Sul punto la decisione riafferma la natura oggettiva dei divieti di discriminazione e nega che sia di conseguenza decisivo l’assunto del datore di lavoro di non essere stato messo a conoscenza del motivo delle assenze del lavoratore, in quanto i certificati medici inviatigli non indicavano la specifica malattia a causa dell’assenza. Non può tuttavia trascurarsi come, respingendo il motivo di impugnazione dedotto sul punto dall’azienda, la Corte abbia ritenuto correttamente motivata la sentenza impugnata nella parte in cui aveva affermato, anche sulla base di elementi presuntivi, essere stata comunque conosciuta dal datore di lavoro la condizione di disabilità del lavoratore.
L’intervento del giudice di legittimità avvalora quindi, allo stato definitivamente, l’affermazione della giurisprudenza di merito circa la natura di doveroso accomodamento ragionevole di un termine di comporto differenziato per i lavoratori disabili, ritenendo tuttavia ammissibile che un tale termine sia individuato anche in via generale dalla contrattazione collettiva (quindi verosimilmente anche attraverso la previsione di termini diversi e più estesi nei casi di assenze dovute a patologie qualificabili come disabilità).
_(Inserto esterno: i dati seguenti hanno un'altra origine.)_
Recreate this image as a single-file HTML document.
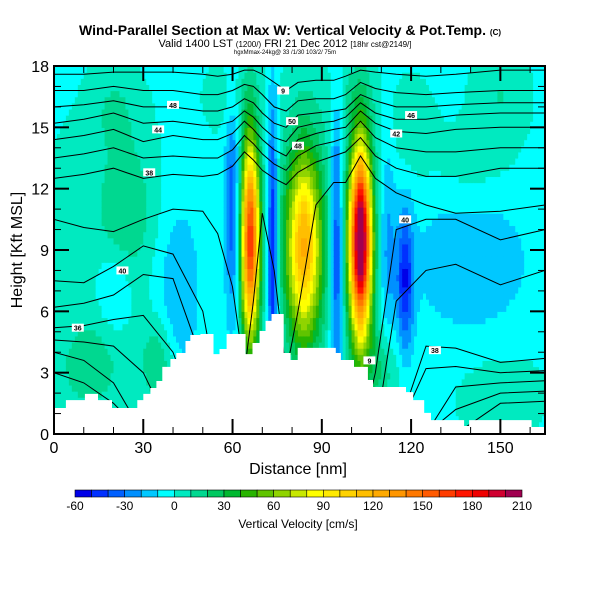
<!DOCTYPE html>
<html><head><meta charset="utf-8"><style>
html,body{margin:0;padding:0;background:#fff;width:600px;height:600px;overflow:hidden}
svg{display:block;font-family:"Liberation Sans",sans-serif}
</style></head><body>
<svg id="chart" width="600" height="600" viewBox="0 0 600 600">
<g>
<text x="290" y="35" text-anchor="middle" font-size="14" font-weight="bold">Wind-Parallel Section at Max W: Vertical Velocity &amp; Pot.Temp. <tspan font-size="8">(C)</tspan></text>
<text x="285" y="47" text-anchor="middle" font-size="11">Valid 1400 LST <tspan font-size="8">(1200/)</tspan> FRI 21 Dec 2012 <tspan font-size="8">[18hr cst@2149/]</tspan></text>
<text x="285" y="54" text-anchor="middle" font-size="6">hgxMmax-24kg@ 33 /1/30 103/2/ 75m</text>
</g>
<defs><clipPath id="pc"><rect x="54" y="66" width="491" height="368"/></clipPath></defs>
<g id="field" clip-path="url(#pc)"></g>
<g id="contours" clip-path="url(#pc)"></g>
<path id="terrain" fill="#fff" stroke="none"/>
<g id="labels"></g>
<rect x="54" y="66" width="491" height="368" fill="none" stroke="#000" stroke-width="2"/>
<g id="axes"></g>
<text x="298" y="474" text-anchor="middle" font-size="16">Distance [nm]</text>
<text transform="translate(22,250) rotate(-90)" text-anchor="middle" font-size="16">Height [Kft MSL]</text>
<g id="colorbar"></g>
<text x="298" y="528" text-anchor="middle" font-size="12">Vertical Velocity [cm/s]</text>
</svg>
<script>
// ---- data ----
const blobX   = [66, 84, 84, 103, 103, 73.5, 60, 95, 118, 112, 42, 140, 24, 35, 110, 20, 150, 20, 120, 10, 60, 5, 140, 100, 150, 15];
const blobY   = [9.5, 9, 10, 9.5, 9, 9, 11, 9, 7.5, 9, 7, 8.5, 11, 3.5, 3.2, 16, 16.5, 7, 15, 3, 16.5, 10, 13, 16.5, 2, 4];
const blobSX  = [2.2, 4, 6, 2.5, 4, 1.2, 1.8, 1.5, 2, 2, 5, 14, 7, 4, 4, 6, 6, 4, 5, 8, 6, 6, 10, 6, 10, 8];
const blobSY  = [3.5, 3.2, 4, 3.2, 4.5, 5, 4, 5, 2.5, 4, 3, 2.5, 2.5, 1.5, 1.5, 1.5, 1.5, 1.5, 1.5, 1.5, 1.2, 3, 1.5, 1.2, 1.5, 2];
const blobAmp = [170, 95, 30, 200, 30, -55, -35, -45, -45, -20, -18, -18, 22, 22, 22, 12, 12, -15, 10, 10, 10, 8, 8, 8, 8, 10];
const baseW = -2;
const binColors = ['#0000e8','#0030ff','#0060ff','#0090ff','#00c8ff','#00ffff','#00eac0','#00d890','#00c860','#00b830','#28b400','#60c400','#90d400','#c8e800','#ffff00','#ffea00','#ffd200','#ffbe00','#ffaa00','#ff9600','#ff7800','#ff5a00','#ff3c00','#ff1400','#f00000','#d00030','#a00050'];
const cbTicks = [-60,-30,0,30,60,90,120,150,180,210];
const xTicks = [0,30,60,90,120,150];
const yTicks = [0,3,6,9,12,15,18];
const terrD = [0,4,10.4,14.8,19.5,28,30,32.4,34.4,36.4,39.1,41.1,44.2,45.8,49.2,53.6,55.6,58,64.4,66.7,69.1,71.1,73.1,77.2,79.5,81.9,94.7,96.4,100.8,105.5,107.2,118.3,120.7,124.4,126.7,137.8,139.5,158.7,160.5];
const terrH = [1.27,1.66,1.96,1.66,1.27,1.66,1.96,2.25,2.59,3.28,3.67,3.96,4.55,4.84,4.89,3.91,4.16,4.89,3.91,4.45,5.04,5.53,5.87,3.96,3.62,4.21,3.96,3.62,3.28,2.64,2.30,2.05,1.66,1.03,0.68,0.39,0.68,0.68,0.34];
const cK = [0,10,20,30,40,50,55,60,64,67,70,74,78,82,88,94,98,103,108,115,125,135,150,165];
const c1 = [17.6,17.6,17.7,17.7,17.7,17.6,17.5,17.6,17.8,17.8,17.6,17.2,16.8,17.2,17.3,17.3,17.5,17.8,17.7,17.6,17.5,17.6,17.8,17.8];
const c2 = [16.8,16.8,17.0,16.8,16.8,16.6,16.6,16.8,17.1,17.0,16.6,16.0,15.8,16.3,16.4,16.4,16.6,17.2,16.9,16.7,16.6,16.7,16.8,16.8];
const c3 = [16.0,16.1,16.3,16.0,16.0,15.8,15.8,16.0,16.4,16.2,15.7,15.2,15.0,15.6,15.7,15.8,15.9,16.6,16.3,16.0,16.0,16.1,16.2,16.2];
const c4 = [15.2,15.4,15.7,15.2,15.3,15.1,15.1,15.3,15.8,15.5,15.0,14.5,14.3,15.0,15.2,15.3,15.5,16.2,15.7,15.4,15.4,15.6,15.7,15.7];
const c5 = [14.4,14.6,14.9,14.3,14.6,14.4,14.4,14.7,15.3,14.9,14.4,13.9,13.6,14.4,14.7,14.9,15.0,15.8,15.2,14.8,14.7,14.9,15.0,15.0];
const c6 = [13.5,13.7,14.0,13.5,13.6,13.5,13.5,13.9,14.6,14.2,13.7,13.2,12.9,13.6,14.1,14.3,14.5,15.3,14.5,14.0,13.8,13.8,14.0,14.0];
const c7 = [12.5,12.7,13.0,12.5,12.7,12.6,12.7,13.1,13.8,13.4,12.9,12.5,12.2,12.8,13.3,13.6,13.8,14.5,13.6,13.0,12.6,12.6,13.0,13.0];
const c8 = [10.5,10.1,9.9,10.5,11.0,10.9,9.8,7.2,3.0,6.5,10.8,8.0,3.0,6.0,11.2,12.3,12.3,13.6,12.5,11.8,11.2,10.8,10.9,11.2];
const c9 = [7.5,7.4,8.2,9.2,8.8,6.0,2.0,0,0,0,0,0,0,0,0,0,0,0,3.0,10.0,10.5,10.5,9.5,10.0];
const c10 = [6.2,6.4,6.8,7.8,7.6,3.5,0,0,0,0,0,0,0,0,0,0,0,0,0,6.5,8.0,8.3,7.3,8.0];
const c11 = [5.2,5.3,5.6,5.8,4.0,0,0,0,0,0,0,0,0,0,0,0,0,0,0,0,4.3,4.2,3.5,3.7];
const c12 = [4.6,4.5,4.3,3.0,0,0,0,0,0,0,0,0,0,0,0,0,0,0,0,0,3.2,3.3,3.0,3.1];
const c13 = [4.0,3.6,2.5,0,0,0,0,0,0,0,0,0,0,0,0,0,0,0,0,0,0,2.3,2.5,2.6];
const c14 = [3.0,2.5,1.5,0,0,0,0,0,0,0,0,0,0,0,0,0,0,0,0,0,0,1.2,2.0,2.1];
const c15 = [0,0,0,0,0,0,0,0,0,0,0,0,0,0,0,0,0,0,0,0,0,0,1.5,1.6];
const contourSet = [c1,c2,c3,c4,c5,c6,c7,c8,c9,c10,c11,c12,c13,c14,c15];
// ---- scales ----
const X0=54, X1=545, Y0=434, Y1=66, DMAX=165, HMAX=18;
const sx = d => X0 + d*(X1-X0)/DMAX;
const sy = h => Y0 - h*(Y0-Y1)/HMAX;
const NS='http://www.w3.org/2000/svg';
function mk(tag, attrs, parent){const e=document.createElementNS(NS,tag);for(const k in attrs)e.setAttribute(k,attrs[k]);parent.appendChild(e);return e;}
function W(d,h){let v=baseW;for(let i=0;i<blobX.length;i++){const a=(d-blobX[i])/blobSX[i],b=(h-blobY[i])/blobSY[i];v+=blobAmp[i]*Math.exp(-0.5*(a*a+b*b));}return v;}
function binOf(v){let i=Math.floor((v+60)/10);return Math.max(0,Math.min(26,i));}
// field cells
const field=document.getElementById('field');
const dD=1, dH=0.3;
for(let d=0; d<DMAX; d+=dD){for(let h=0; h<HMAX-1e-6; h+=dH){
  const v=W(d+dD/2,h+dH/2);
  const r=mk('rect',{x:sx(d).toFixed(2),y:sy(h+dH).toFixed(2),width:(sx(dD)-X0+0.6).toFixed(2),height:(sy(0)-sy(dH)+0.6).toFixed(2),fill:binColors[binOf(v)]},field);
  
  
}}
// contours
const cg=document.getElementById('contours');
contourSet.forEach((c,i)=>{
  const pts=cK.map((k,j)=>sx(k).toFixed(1)+','+sy(c[j]).toFixed(1)).join(' ');
  const p=mk('polyline',{points:pts,fill:'none',stroke:'#000','stroke-width':1},cg);
  
  
});
// terrain
let dp='M'+sx(0)+','+sy(0);
for(let i=0;i<terrD.length;i++){const nd=i+1<terrD.length?terrD[i+1]:DMAX;dp+=' L'+sx(terrD[i]).toFixed(1)+','+sy(terrH[i]).toFixed(1)+' L'+sx(nd).toFixed(1)+','+sy(terrH[i]).toFixed(1);}
dp+=' L'+sx(DMAX)+','+sy(0)+' Z';
document.getElementById('terrain').setAttribute('d',dp);
// contour labels
const labD=[40,35,32,23,8,77,80,82,120,115,118,128,106];
const labH=[16.1,14.9,12.8,8.0,5.2,16.8,15.3,14.1,15.6,14.7,10.5,4.1,3.6];
const labT=['48','44','38','40','36','9','50','48','46','42','40','38','9'];
const lg=document.getElementById('labels');
labD.forEach((d,i)=>{
  const g=mk('g',{},lg);
  
  
  mk('rect',{x:sx(d)-6,y:sy(labH[i])-4,width:12,height:8,fill:'#fff'},g);
  mk('text',{x:sx(d),y:sy(labH[i])+3,'text-anchor':'middle','font-size':7,'font-weight':'bold'},g).textContent=labT[i];
});
// axes
const ax=document.getElementById('axes');
for(let d=0; d<=160; d+=10){const major=d%30===0;const L=major?15:7;
  let t=mk('line',{x1:sx(d),x2:sx(d),y1:Y0,y2:Y0-L,stroke:'#000','stroke-width':major?2:1},ax);
  
  t=mk('line',{x1:sx(d),x2:sx(d),y1:Y1,y2:Y1+L,stroke:'#000','stroke-width':major?2:1},ax);
  }
for(let h=0; h<=18; h+=1){const major=h%3===0;const L=major?15:7;
  let t=mk('line',{x1:X0,x2:X0+L,y1:sy(h),y2:sy(h),stroke:'#000','stroke-width':major?2:1},ax);
  
  t=mk('line',{x1:X1,x2:X1-L,y1:sy(h),y2:sy(h),stroke:'#000','stroke-width':major?2:1},ax);
  }
xTicks.forEach(v=>{const t=mk('text',{x:sx(v),y:453,'text-anchor':'middle','font-size':16},ax);t.textContent=v;
  });
yTicks.forEach(v=>{const t=mk('text',{x:49,y:sy(v)+6,'text-anchor':'end','font-size':16},ax);t.textContent=v;
  });
// colorbar
const cb=document.getElementById('colorbar');
const CB0=75, CB1=522, cw=(CB1-CB0)/binColors.length;
binColors.forEach((c,i)=>{const r=mk('rect',{x:CB0+i*cw,y:490,width:cw,height:7,fill:c,stroke:'#000','stroke-width':0.6},cb);
  });
cbTicks.forEach(v=>{const t=mk('text',{x:CB0+(v+60)/10*cw,y:510,'text-anchor':'middle','font-size':12},cb);t.textContent=v;
  });
</script>
</body></html>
Resta forse non del tutto appagante la soluzione raggiunta in ordine al tema della conoscibilità delle ragioni delle assenze da parte del datore di lavoro, in quanto il solo richiamo all’irrilevanza dell’intento soggettivo di discriminare non pare confrontarsi con le questioni legate, in casi come quelli che interessano, alla stessa esigibilità oggettiva del comportamento doveroso, attesa la natura necessariamente “dialogica” dell’accomodamento ragionevole.
Elisabetta Tarquini, Consigliera presso la Corte d’Appello di Firenze
[1] Che può leggersi qui: https://www.italianequalitynetwork.it/archivio/?id=36, con nota di chi scrive.
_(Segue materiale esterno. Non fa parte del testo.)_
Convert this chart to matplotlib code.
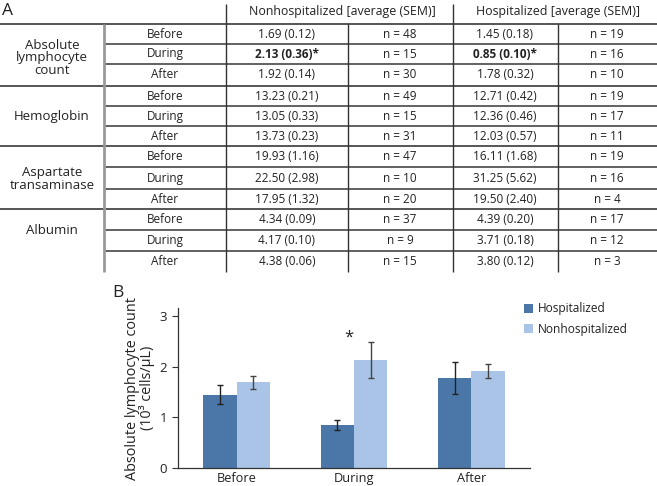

[2] Sugli orientamenti di merito cfr. su questo sito la nota di O. Bonardi a Trib. Lecco, 26.6.2022 https://www.italianequalitynetwork.it/ancora-sul-licenziamento-per-superamento-del-periodo-di-comporto-del-lavoratore-disabile/
[3] Organismo istituito dall’art. 34 della Convenzione delle Nazioni Unite sui diritti delle persone con disabilità del 2006 (cui rimanda la nozione eurounitaria di disabilità; cfr. CGUE 11.4.2013, HK Danmark, C-335/2011), con la funzione di monitorare l’attuazione della convenzione stessa da parte degli Stati contraenti e di formulare linee guida e raccomandazioni.
[4] Commitee on the rights of persons with disabilities, General comment No. 6 2018, 6.
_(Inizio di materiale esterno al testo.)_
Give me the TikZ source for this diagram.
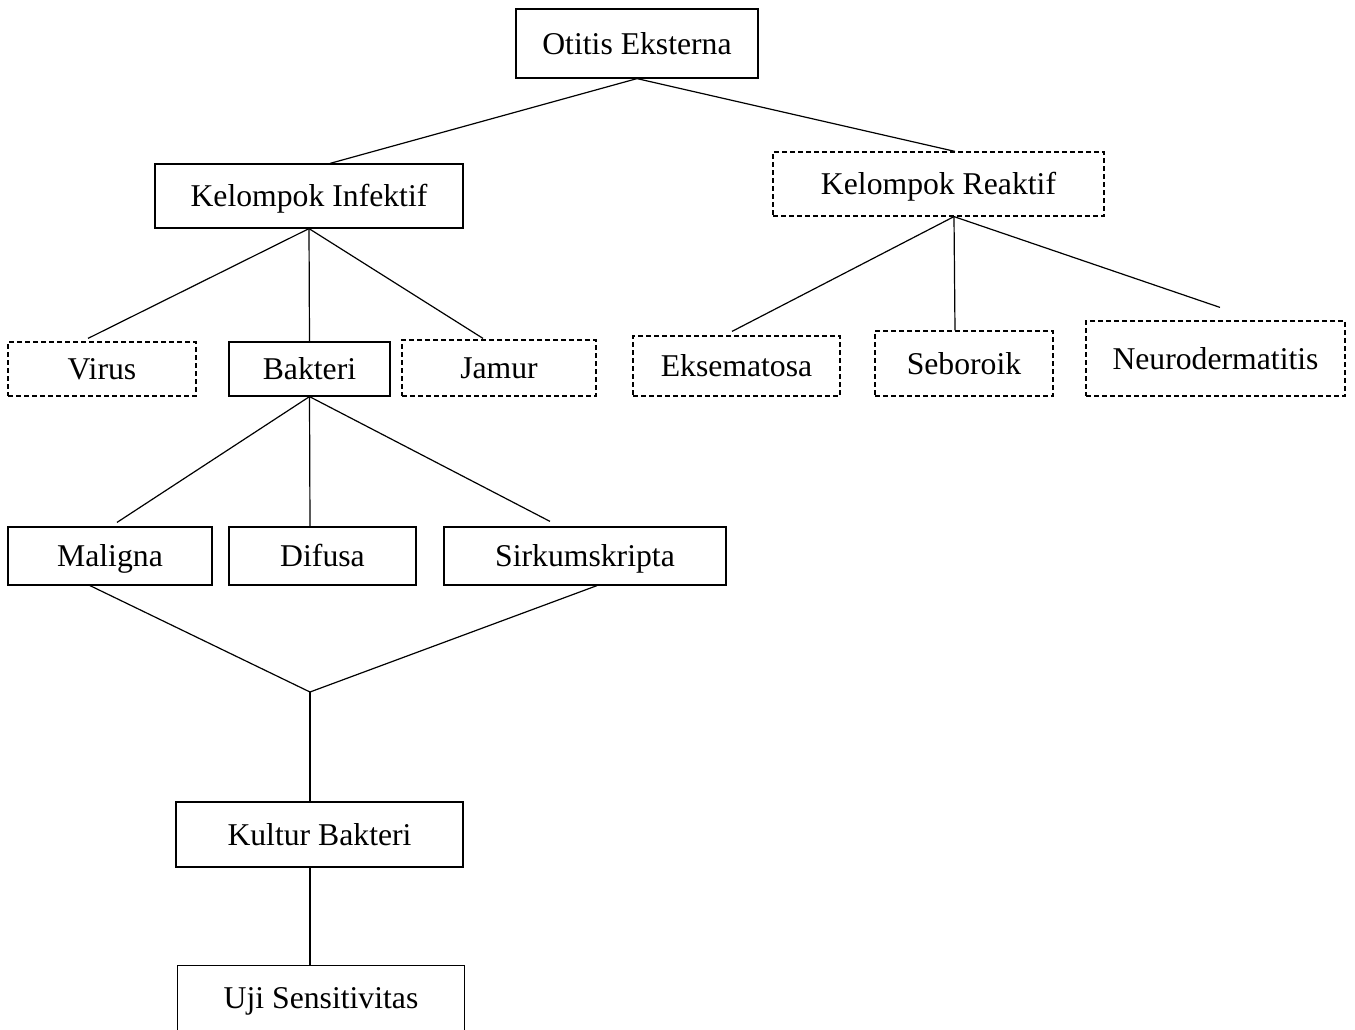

[5] Che è quanto può desumersi dalle citate linee guide, secondo cui “l’obbligo di fornire una sistemazione ragionevole non è limitato a situazioni in cui la persona con disabilità ha chiesto un accomodamento o in cui si può dimostrare che il presunto titolare dell’obbligo era effettivamente a conoscenza del fatto che la persona in questione aveva una disabilità. Dovrebbe inoltre applicarsi a situazioni in cui un potenziale portatore di doveri dovrebbe aver compreso che la persona in questione aveva una disabilità che poteva richiedere sistemazioni per superare gli ostacoli all’esercizio del diritto” (così Commitee on the rights of persons with disabilities, General comment No. 6 2018, 7).